>> Start
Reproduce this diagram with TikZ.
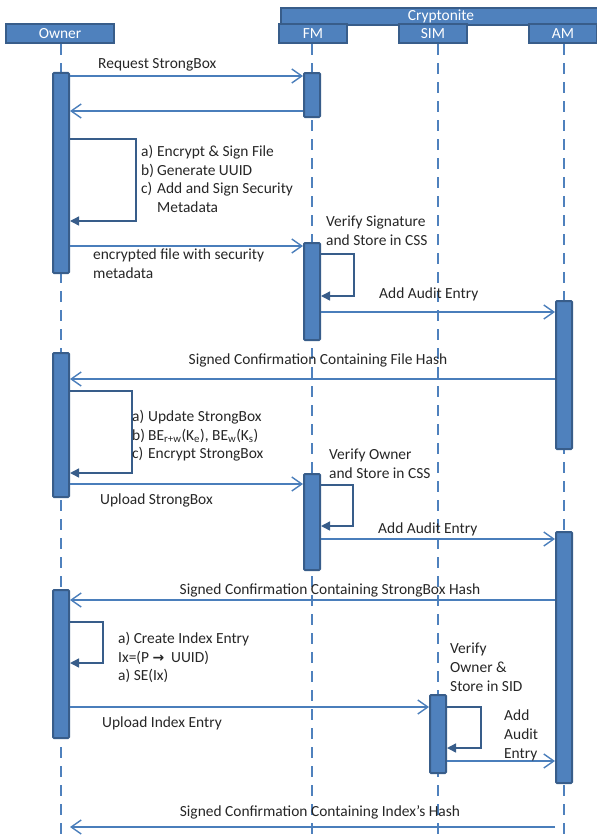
\documentclass[tikz,border=0pt]{standalone}
\usepackage{fontspec}
\setmainfont{Carlito}
\newfontfamily\arrowfont{DejaVu Sans}
\usetikzlibrary{arrows.meta}
\definecolor{boxfill}{HTML}{4F81BD}
\definecolor{boxedge}{HTML}{385D8A}
\definecolor{msgline}{HTML}{4A7EBB}
\tikzset{
  hdr/.style={draw=boxedge, fill=boxfill, line width=2bp, text=white, inner sep=0pt, font=\fontsize{15.5}{18}\selectfont},
  lifeline/.style={draw=boxfill, line width=2.8bp, dash pattern=on 11bp off 8bp},
  actbar/.style={draw=boxedge, fill=boxfill, line width=2bp, minimum width=16bp, inner sep=0pt, rounded corners=1bp},
  msg/.style={draw=msgline, line width=1.4bp, -{Straight Barb[length=10bp,width=14bp,line width=1.4bp]}},
  selfmsg/.style={draw=boxedge, line width=1.4bp, -{Triangle[length=9bp,width=9bp]}},
  lbl/.style={inner sep=0pt, font=\fontsize{15.5}{18.7}\selectfont, text=black!85},
  mlbl/.style={lbl, align=left, anchor=north west},
}
\newcommand{\itm}[1]{\makebox[16bp][l]{#1}}
\begin{document}
\begin{tikzpicture}[x=1bp, y=-1bp]
\useasboundingbox (0,0) rectangle (597,838);

% headers
\node[hdr, minimum width=320bp, minimum height=17bp, anchor=north west] (crypt) at (280,7) {Cryptonite};
\node[hdr, minimum width=108bp, minimum height=19bp] (owner) at (60,33.5) {Owner};
\node[hdr, minimum width=68bp, minimum height=19bp] (fm) at (313,33.5) {FM};
\node[hdr, minimum width=68bp, minimum height=19bp] (sim) at (433,33.5) {SIM};
\node[hdr, minimum width=68bp, minimum height=19bp] (am) at (563,33.5) {AM};

% lifelines
\coordinate (ownerEnd) at (61,838);
\coordinate (fmEnd) at (312,838);
\coordinate (simEnd) at (438,838);
\coordinate (amEnd) at (564,838);
\draw[lifeline] (owner.south -| ownerEnd) -- (ownerEnd);
\draw[lifeline] (fm.south -| fmEnd) -- (fmEnd);
\draw[lifeline] (sim.south -| simEnd) -- (simEnd);
\draw[lifeline] (am.south -| amEnd) -- (amEnd);

% activation bars
\node[actbar, minimum height=200bp] (ob1) at (61,173) {};
\node[actbar, minimum height=44bp]  (fb1) at (312,95) {};
\node[actbar, minimum height=97bp]  (fb2) at (312,291.5) {};
\node[actbar, minimum height=148bp] (ab1) at (564,375) {};
\node[actbar, minimum height=144bp] (ob2) at (61,425) {};
\node[actbar, minimum height=96bp]  (fb3) at (312,522) {};
\node[actbar, minimum height=251bp] (ab2) at (564,657.5) {};
\node[actbar, minimum height=148bp] (ob3) at (61,664) {};
\node[actbar, minimum height=78bp]  (sb)  at (438,734) {};

% messages
\draw[msg] (ob1.east |- 0,76) -- (fb1.west |- 0,76);
\node[lbl, anchor=west] (m1) at (98,65) {Request StrongBox};
\draw[msg] (fb1.west |- 0,111) -- (ob1.east |- 0,111);

\draw[selfmsg] (ob1.east |- 0,139) -| (136,221) -- (ob1.east |- 0,221);
\node[mlbl] (l1) at (141,145) {\itm{a)}Encrypt \& Sign File\\\itm{b)}Generate UUID\\\itm{c)}Add and Sign Security\\\itm{}Metadata};

\draw[msg] (ob1.east |- 0,246) -- (fb2.west |- 0,246);
\node[mlbl] (m3) at (93,249) {encrypted file with security\\metadata};

\draw[selfmsg] (fb2.east |- 0,254) -| (354,296) -- (fb2.east |- 0,296);
\node[mlbl] (l2) at (326,216) {Verify Signature\\and Store in CSS};

\draw[msg] (fb2.east |- 0,312) -- (ab1.west |- 0,312);
\node[lbl, anchor=west] (m4) at (379,294) {Add Audit Entry};

\draw[msg] (ab1.west |- 0,379) -- (ob2.east |- 0,379);
\node[lbl] (m5) at (318,360) {Signed Confirmation Containing File Hash};

\draw[selfmsg] (ob2.east |- 0,391) -| (132,473) -- (ob2.east |- 0,473);
\node[mlbl] (l3) at (132,410) {\itm{a)}Update StrongBox\\\itm{b)}BE\textsubscript{r+w}(K\textsubscript{e}), BE\textsubscript{w}(K\textsubscript{s})\\\itm{c)}Encrypt StrongBox};

\draw[msg] (ob2.east |- 0,484) -- (fb3.west |- 0,484);
\node[lbl, anchor=west] (m6) at (100,500) {Upload StrongBox};

\draw[selfmsg] (fb3.east |- 0,485) -| (353,526) -- (fb3.east |- 0,526);
\node[mlbl] (l4) at (329,449) {Verify Owner\\and Store in CSS};

\draw[msg] (fb3.east |- 0,539) -- (ab2.west |- 0,539);
\node[lbl, anchor=west] (m7) at (378,529) {Add Audit Entry};

\draw[msg] (ab2.west |- 0,600) -- (ob3.east |- 0,600);
\node[lbl] (m8) at (330,590) {Signed Confirmation Containing StrongBox Hash};

\draw[selfmsg] (ob3.east |- 0,622) -| (103,663) -- (ob3.east |- 0,663);
\node[mlbl] (l5) at (118,632) {a) Create Index Entry\\Ix=(P {\arrowfont\bfseries\fontsize{14}{15}\selectfont→}\;\,UUID)\\a) SE(Ix)};

\draw[msg] (ob3.east |- 0,707) -- (sb.west |- 0,707);
\node[lbl, anchor=west] (m9) at (102,723) {Upload Index Entry};

\draw[selfmsg] (sb.east |- 0,707) -| (481,748) -- (sb.east |- 0,748);
\node[mlbl] (l6) at (450,643) {Verify\\Owner \&\\Store in SID};

\draw[msg] (sb.east |- 0,761) -- (ab2.west |- 0,761);
\node[mlbl] (m10) at (504,710) {Add\\Audit\\Entry};

\draw[msg] (ab2.west |- 0,827) -- (ob3.east |- 0,827);
\node[lbl] (m11) at (320,812) {Signed Confirmation Containing Index’s Hash};
\end{tikzpicture}
\end{document}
>> End
• [WRITTEN TASK] Copy out all lines where the word "with" appears.

• [EXERCISE SOLUTION]
Reproduce this diagram with TikZ.
\node[mlbl] (m3) at (93,249) {encrypted file with security\\metadata};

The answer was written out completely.